SUSTAINABLE AQUACULTURE: BENCHMARKING STANDARDS, IMPROVING CERTIFICATION

 
Gabriel Arome Ataguba*, Manoj Kamble, Pau Badia, Flavie Denelle, Emmanuelle Bourgois, Salin Krishna
Aquaculture and Aquatic Resources Management,
Asian Institute of Technology, Pathumthani 12120, Thailand

Currently there are a plethora of well-established certification schemes with various focal points. These include management/food quality, organic production and national coverage.  There are also upcoming standards that have a regional international scope. Given the large number of standards, benchmarking using criteria that lead to sustainable aquaculture is necessary. Benchmarking can either be quantitative or qualitative in nature but results so far have been based on subjective classifications. Here we present an objective benchmarking that relies on machine learning using natural language processing of text content from standards. Four shrimp standards namely: ASC, BAP. Naturland and SEASAIP were subjected to text mining and four objective topic areas were mined using latent dirichlet allocation (LDA). Naming of the topics was done through mind mapping procedure that involved an international audience.

The names derived include: Pre-requisites, Analytics, Management and Regulation.
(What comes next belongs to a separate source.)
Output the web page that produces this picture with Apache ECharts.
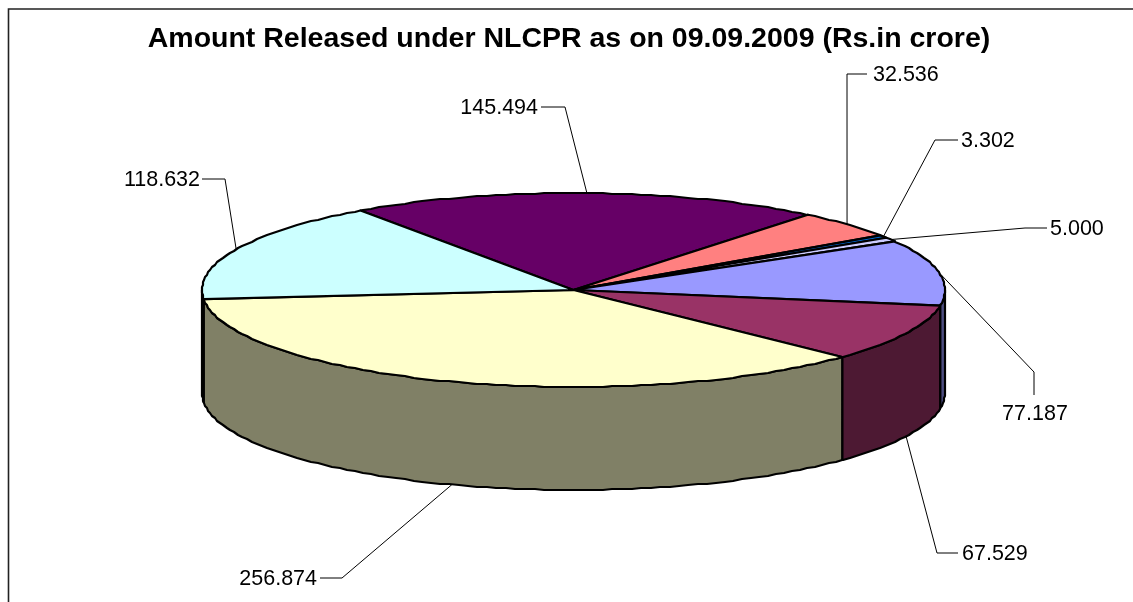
<!DOCTYPE html>
<html>
<head>
<meta charset="utf-8">
<title>Amount Released under NLCPR</title>
<script src="https://cdn.jsdelivr.net/npm/echarts@6/dist/echarts.min.js"></script>
<style>
html, body { margin: 0; padding: 0; background: #fff; }
#chart { width: 1133px; height: 602px; }
</style>
</head>
<body>
<div id="chart"></div>
<script>
var chartTitle = 'Amount Released under NLCPR as on 09.09.2009 (Rs.in crore)';

// slices, clockwise from the purple one
var sliceValues = [145.494, 32.536, 3.302, 5.000, 77.187, 67.529, 256.874, 118.632];
var sliceLabels = ['145.494', '32.536', '3.302', '5.000', '77.187', '67.529', '256.874', '118.632'];
var sliceColors = ['#660066', '#FF8080', '#0066CC', '#CCCCFF', '#9999FF', '#993366', '#FFFFCC', '#CCFFFF'];
var sideColors = ['#330033', '#804040', '#003366', '#666680', '#4D4D80', '#4D1933', '#808066', '#668080'];

// pie geometry
var cx = 573.5, cy = 290, rx = 371.5, ry = 97, depth = 103;
var firstAngle = -35;

// leader lines: elbow, then where the line stops next to the text
var leaderElbows = [[565, 107], [847, 74], [935, 140], [1025, 228], [1034, 372], [937, 553], [342, 578], [225, 179]];
var leaderEnds = [[541, 107], [867, 74], [958, 140], [1047, 228], [1034, 395], [958, 553], [320, 578], [202, 179]];
var labelPos = [[538, 108, 'right'], [873, 75, 'left'], [961, 141, 'left'], [1050, 229, 'left'], [1035, 414, 'center'], [962, 554, 'left'], [317, 579, 'right'], [200, 180, 'right']];

var total = sliceValues.reduce(function (a, b) { return a + b; }, 0);
var startAngles = [];
var sum = 0;
for (var i = 0; i < sliceValues.length; i++) {
    startAngles.push(firstAngle + sum / total * 360);
    sum += sliceValues[i];
}

function rimPoint(deg, dy) {
    var t = deg * Math.PI / 180;
    return [cx + rx * Math.sin(t), cy - ry * Math.cos(t) + (dy || 0)];
}

// the source picture has a slightly stepped rim, so snap the arc to whole pixels
function snapped(p) {
    return [Math.round(p[0]), Math.round(p[1])];
}

function arcPoints(from, to, dy) {
    var pts = [rimPoint(from, dy)];
    var step = 1.5;
    var first = Math.ceil(Math.min(from, to) / step) * step;
    var inner = [];
    for (var d = first; d < Math.max(from, to); d += step) {
        if (d > Math.min(from, to)) {
            inner.push(snapped(rimPoint(d, dy)));
        }
    }
    if (to < from) {
        inner.reverse();
    }
    return pts.concat(inner, [rimPoint(to, dy)]);
}

function sliceRange(idx) {
    var a = startAngles[idx];
    return [a, a + sliceValues[idx] / total * 360];
}

function renderSide(params, api) {
    var idx = api.value(0);
    var r = sliceRange(idx);
    // only the front half of the rim shows a wall (90..270 degrees)
    var from = Math.max(r[0], 90), to = Math.min(r[1], 270);
    if (to <= from) {
        return null;
    }
    var pts = arcPoints(from, to, 0).concat(arcPoints(to, from, depth));
    return {
        type: 'polygon',
        shape: { points: pts },
        style: { fill: sideColors[idx], stroke: '#000', lineWidth: 2.2, lineJoin: 'round' }
    };
}

function renderTop(params, api) {
    var idx = api.value(0);
    var r = sliceRange(idx);
    var pts = [[cx, cy]].concat(arcPoints(r[0], r[1], 0));
    return {
        type: 'polygon',
        shape: { points: pts },
        style: { fill: sliceColors[idx], stroke: '#000', lineWidth: 2.2, lineJoin: 'round' }
    };
}

function renderLeader(params, api) {
    var idx = api.value(0);
    var r = sliceRange(idx);
    var mid = (r[0] + r[1]) / 2;
    var norm = (mid + 360) % 360;
    // leaders start on the rim of the wall when the slice midpoint faces us
    var start = rimPoint(mid, norm > 90 && norm < 270 ? depth : 0);
    var lp = labelPos[idx];
    return {
        type: 'group',
        children: [{
            type: 'polyline',
            shape: { points: [start, leaderElbows[idx], leaderEnds[idx]] },
            style: { fill: null, stroke: '#000', lineWidth: 1 }
        }, {
            type: 'text',
            style: {
                x: lp[0],
                y: lp[1],
                text: sliceLabels[idx],
                fill: '#000',
                font: '21.5px "Liberation Sans"',
                textAlign: lp[2],
                textVerticalAlign: 'middle'
            }
        }]
    };
}

var seriesData = sliceValues.map(function (v, idx) { return [idx, v]; });

var myChart = echarts.init(document.getElementById('chart'));
myChart.setOption({
    animation: false,
    backgroundColor: '#fff',
    title: {
        text: chartTitle,
        left: 564,
        top: 34,
        textAlign: 'center',
        textVerticalAlign: 'middle',
        textStyle: { fontFamily: 'Liberation Sans', fontSize: 28.5, fontWeight: 'bold', color: '#000' }
    },
    graphic: [{
        type: 'polyline',
        shape: { points: [[8.5, 602], [8.5, 9], [1133, 9]] },
        style: { fill: null, stroke: '#222', lineWidth: 1.6 }
    }],
    series: [
        { type: 'custom', coordinateSystem: 'none', data: seriesData, renderItem: renderLeader, silent: true, z: 1 },
        { type: 'custom', coordinateSystem: 'none', data: seriesData, renderItem: renderSide, silent: true, z: 2 },
        { type: 'custom', coordinateSystem: 'none', data: seriesData, renderItem: renderTop, silent: true, z: 3 }
    ]
});
</script>
</body>
</html>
The four standards under examination have different probabilities for each topic with ASC having 82% inclination towards pre-requisites, BAP leans towards management at 88.2%, Naturland is more interested in regulation (95.3%) while SEASAIP (88.7%) tends to be in favour of analytics for better decision making.

Furthermore, audits are meant to give objective information through independent evaluation that proves the existence of a quality system compliant with a given standard. Audits are usually a snapshot view of compliance that is done within a day hence preparations can be made to effectively hide non-compliance. We also present here a suite of new innovations in the social sphere that are aimed at continuous 'real-time' data acquisition for monitoring labour.